The key is to do your homework and play by the rules. Study the market; pick locations with growth potential (the old advice “buy land near where the new road or new mall will be” is as valid as ever). Understand the regulations and work with them – they’re there to ensure your project is safe and salable. Manage your finances; line up buyers early if possible. And remember that you’re not just building houses, you’re building trust. Each family that buys in your subdivision is entrusting you with their future home, and that’s a responsibility as much as it is an opportunity.

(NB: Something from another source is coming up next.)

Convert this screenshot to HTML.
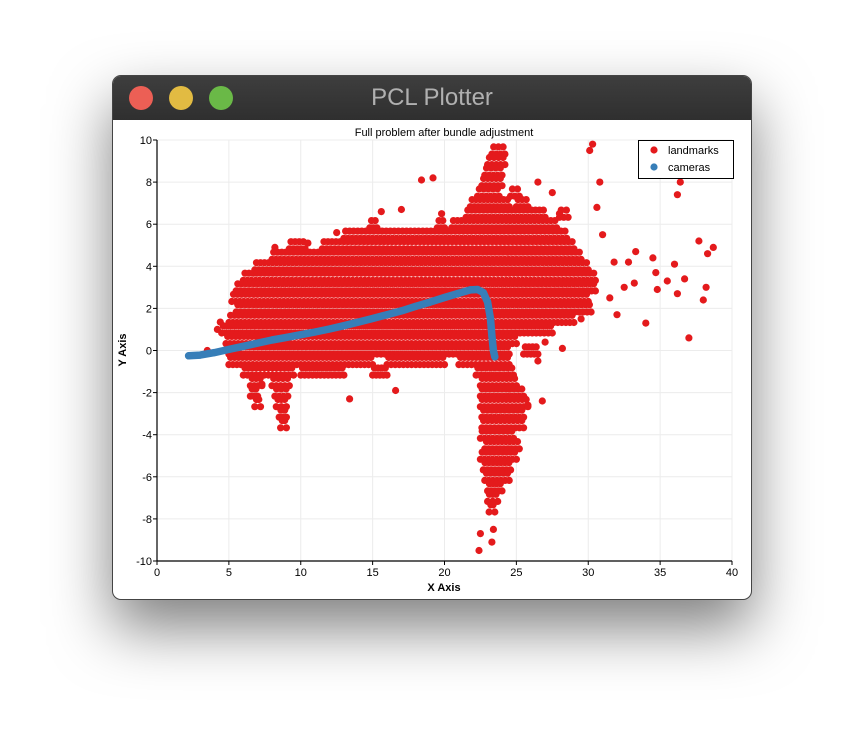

In the end, the subdivision game is a narrative of vision and conviction. It’s about seeing a grassy field and picturing a vibrant village. It’s about balancing the soaring rhetoric of “nation-building” with the cold calculus of ROI. Is it worth it? For many, the answer is a resounding yes. As one veteran developer put it, you make your money in real estate when you buy, not when you sell. In subdivision development, you also make your money by building right. Do that, and you might just strike gold in the ground beneath your feet – turning raw land into both thriving communities and healthy returns. And that is the fascinating, at times controversial, but undeniably compelling promise of the subdivision gold rush.